For the most recent photos of the hurricane, see our latest gallery.
This satellite image provided by NOAA and taken at 12:15 GMT Thursday shows Hurricane Irene as it approaches the northwestern Bahamas as a Category 3 storm with maximum sustained winds at 115 mph. Forecasters say Irene has slowed just a bit but is still expected to rev up again when it takes aim at the East Coast and could become a Category 4 monster.
Todd Ketch of Woodbridge, Va., packs up his family's belongings as they prepare to evacuate in Nags Head, N.C., on Thursday. Hurricane Irene is threatening the North Carolina Outer Banks as it moves up the East Coast.
Tugboats help Navy guided missile destroyers the Jason Dunham, left, and the the Winston Churchill, leave the Norfolk Naval Station Thursday morning as Hurricane Irene approaches.
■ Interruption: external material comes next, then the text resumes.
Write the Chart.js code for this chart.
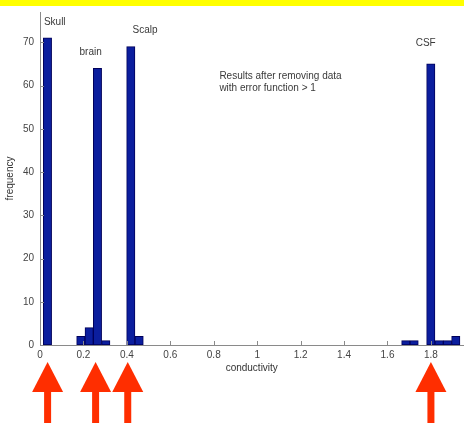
<!DOCTYPE html>
<html>
<head>
<meta charset="utf-8">
<script src="https://cdn.jsdelivr.net/npm/chart.js@4.4.1/dist/chart.umd.min.js"></script>
<style>
  html, body { margin: 0; padding: 0; background: #ffffff; }
  #wrap { position: relative; width: 464px; height: 423px; overflow: hidden; }
  #band { position: absolute; left: 0; top: 0; width: 464px; height: 6px; background: #ffff00; }
  canvas { position: absolute; left: 0; top: 0; }
</style>
</head>
<body>
<div id="wrap">
  <canvas id="c" width="464" height="423"></canvas>
  <div id="band"></div>
</div>
<script>
// Histogram bins (bin centres, conductivity) that have non-zero counts
const binCenters = [0.0344, 0.1879, 0.2263, 0.2646, 0.3030, 0.4181, 0.4565, 1.6843, 1.7227, 1.7994, 1.8378, 1.8762, 1.9145];
const frequencies = [71, 2, 4, 64, 1, 69, 2, 1, 1, 65, 1, 1, 2];

const xTicks = [0, 0.2, 0.4, 0.6, 0.8, 1, 1.2, 1.4, 1.6, 1.8];
const yTicks = [0, 10, 20, 30, 40, 50, 60, 70];

// Annotation labels (in data coordinates)
const labelTexts = ['Skull', 'brain', 'Scalp', 'CSF', 'Results after removing data', 'with error function > 1'];
const labelX = [0.018, 0.182, 0.426, 1.73, 0.826, 0.826];
const labelY = [74.6, 67.8, 72.8, 69.8, 62.1, 59.4];

// Red arrows pointing at the peaks (conductivity values)
const arrowX = [0.035, 0.256, 0.404, 1.80];

const points = binCenters.map((x, i) => ({ x: x, y: frequencies[i] }));

const overlay = {
  id: 'overlay',
  afterDraw(chart) {
    const ctx = chart.ctx;
    const xs = chart.scales.x, ys = chart.scales.y;
    const area = chart.chartArea;
    ctx.save();
    // inward tick marks
    ctx.strokeStyle = '#8a8a8a';
    ctx.lineWidth = 1;
    xTicks.forEach(v => {
      const px = Math.round(xs.getPixelForValue(v)) + 0.5;
      ctx.beginPath(); ctx.moveTo(px, area.bottom); ctx.lineTo(px, area.bottom - 4); ctx.stroke();
    });
    yTicks.forEach(v => {
      const py = Math.round(ys.getPixelForValue(v)) + 0.5;
      ctx.beginPath(); ctx.moveTo(area.left, py); ctx.lineTo(area.left + 4, py); ctx.stroke();
    });
    // text annotations
    ctx.fillStyle = '#3a3a3a';
    ctx.font = '10px "Liberation Sans", Arial, sans-serif';
    ctx.textAlign = 'left';
    ctx.textBaseline = 'middle';
    labelTexts.forEach((t, i) => {
      ctx.fillText(t, xs.getPixelForValue(labelX[i]), ys.getPixelForValue(labelY[i]));
    });
    // red arrows
    ctx.fillStyle = '#ff2e00';
    arrowX.forEach(v => {
      const px = xs.getPixelForValue(v);
      ctx.beginPath();
      ctx.moveTo(px, 362);
      ctx.lineTo(px + 15.5, 392);
      ctx.lineTo(px - 15.5, 392);
      ctx.closePath();
      ctx.fill();
      ctx.fillRect(px - 3.5, 391, 7, 32);
    });
    ctx.restore();
  }
};

new Chart(document.getElementById('c'), {
  type: 'bar',
  data: {
    datasets: [{
      data: points,
      backgroundColor: '#0b1e9e',
      borderColor: '#00005a',
      borderWidth: 1,
      borderSkipped: false,
      barPercentage: 1.0,
      categoryPercentage: 1.0
    }]
  },
  options: {
    responsive: false,
    animation: false,
    events: [],
    layout: { padding: { top: 6, right: 0.5, bottom: 48, left: 0 } },
    plugins: { legend: { display: false }, tooltip: { enabled: false } },
    scales: {
      x: {
        type: 'linear',
        offset: false,
        min: 0,
        max: 1.95,
        afterBuildTicks: s => { s.ticks = xTicks.map(v => ({ value: v })); },
        afterFit: s => { s.height = 30; },
        grid: { display: false, drawTicks: false, offset: false },
        border: { display: true, color: '#8a8a8a', width: 1 },
        ticks: {
          autoSkip: false, maxRotation: 0, padding: 4,
          color: '#444444',
          font: { family: '"Liberation Sans", Arial, sans-serif', size: 10 },
          callback: v => String(v)
        },
        title: {
          display: true, text: 'conductivity', color: '#333333',
          font: { family: '"Liberation Sans", Arial, sans-serif', size: 10 },
          padding: { top: 0, bottom: 1 }
        }
      },
      y: {
        type: 'linear',
        min: 0,
        max: 77,
        afterBuildTicks: s => { s.ticks = yTicks.map(v => ({ value: v })); },
        afterFit: s => { s.width = 40; },
        grid: { display: false, drawTicks: false },
        border: { display: true, color: '#8a8a8a', width: 1 },
        ticks: {
          padding: 6,
          color: '#444444',
          font: { family: '"Liberation Sans", Arial, sans-serif', size: 10 }
        },
        title: {
          display: true, text: 'frequency', color: '#333333',
          font: { family: '"Liberation Sans", Arial, sans-serif', size: 10 },
          padding: { top: 4, bottom: 0 }
        }
      }
    }
  },
  plugins: [overlay]
});
</script>
</body>
</html>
The U.S. Navy ordered more than 60 ships out to safer waters. so they could better weather the storm.
Jonna Packer, right, and Raymond Braxton, of Morehead City, N.C., watch the surf at Atlantic Beach, N.C., on Thursday. A hurricane watch was issued early Thursday for much of the North Carolina coast. Officials along the East Coast of the United States are calculating what they need to do if Irene becomes the first major hurricane to strike the region in seven years.
Residents sweep the mud off their house in San Cristobal, Dominican Republic after it was flooded by an overflowed river due to the passing of Hurricane Irene on Wednesday.
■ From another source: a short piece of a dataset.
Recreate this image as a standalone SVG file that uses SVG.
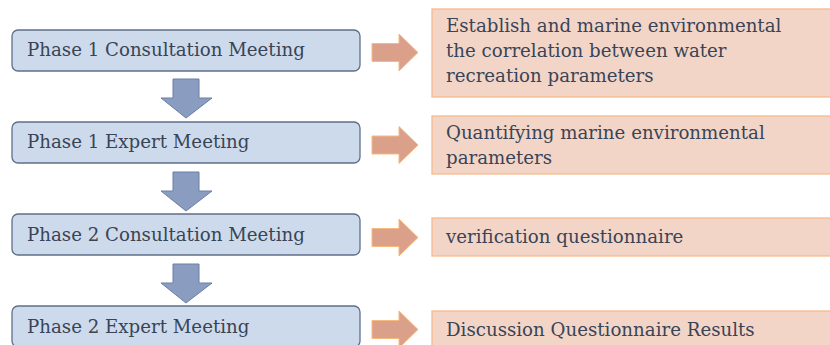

Residents search for their belongings in their damaged houses in San Cristobal, Dominican Republic, after they were flooded by an overflowed river due to the passing of Hurricane Irene on Wednesday. Flooding, rising rivers and mudslides have prompted the Dominican Republic government to evacuate nearly 38,000 people and more slides were likely in coming days because of days of intense rain from the storm system.
Residents watch the water outside their home in the Moscu neighborhood of San Cristobal, Dominican Republic of an overflowed river after the passing of Hurricane Irene on Wednesday. Flooding, rising rivers and mudslides have prompted the Dominican Republic government to evacuate nearly 38,000 people and more slides were likely in coming days because of days of intense rain from the storm system.
Michael Aymonin fills up spare gasoline containers at Costco in preparation for Hurricane Irene, in Royal Palm Beach, Fla., on Monday.
Residents watch the sea surge due to the approach of Hurricane Irene to Nagua, in the northern coast of the Dominican Republic, on Monday. Hurricane Irene churned into a stronger Category 2 storm on Monday evening, after raking Puerto Rico with strong winds and rain that knocked out power to more than a million people, on a track that could carry it to the U.S. as a major storm by the end of the week.
Civil defense workers prepare to remove debris from a road after Hurricane Irene hit the area in Naguabo, Puerto Rico, on Monday. Hurricane Irene headed out over warm ocean water on a path that could take it to to the U.S. mainland by the end of the week.
A woman is carried on a stretcher by civil defense workers after she was unable to attend a respiratory therapy session after Hurricane Irene struck and flooded the area she lives in Naguabo, Puerto Rico, on Monday.
Senior Hurricane Specialists Michael Brennan, center, Lixion Avila, right, and Branch Chief James Franklin, left, look over a public advisory on Hurricane Irene before putting it out at the National Hurricane Center in Miami on Monday. As of the 5 p.m. advisory, the center of Hurricane Irene was estimated to be near latitude 19.5 North, longitude 68.6 West, moving toward the West-Northwest near 13 MPH.
This NOAA satellite image taken Tuesday shows Hurricane Irene, located about about 55 miles south of Grand Turk Island, north of Puerto Rico. The system is now a category 2 storm with winds up to 100 mph, and intensification to category 3 strength is likely. The system will continue approaching the Eastern U.S., with landfall likely along the South Carolina and North Carolina border sometime on Saturday.
A man wades through a flooded street after hurricane Irene hit the area in Naguabo, Puerto Rico, on Monday. Hurricane Irene headed out over warm ocean water on a path that could take it to the U.S. mainland by the end of the week.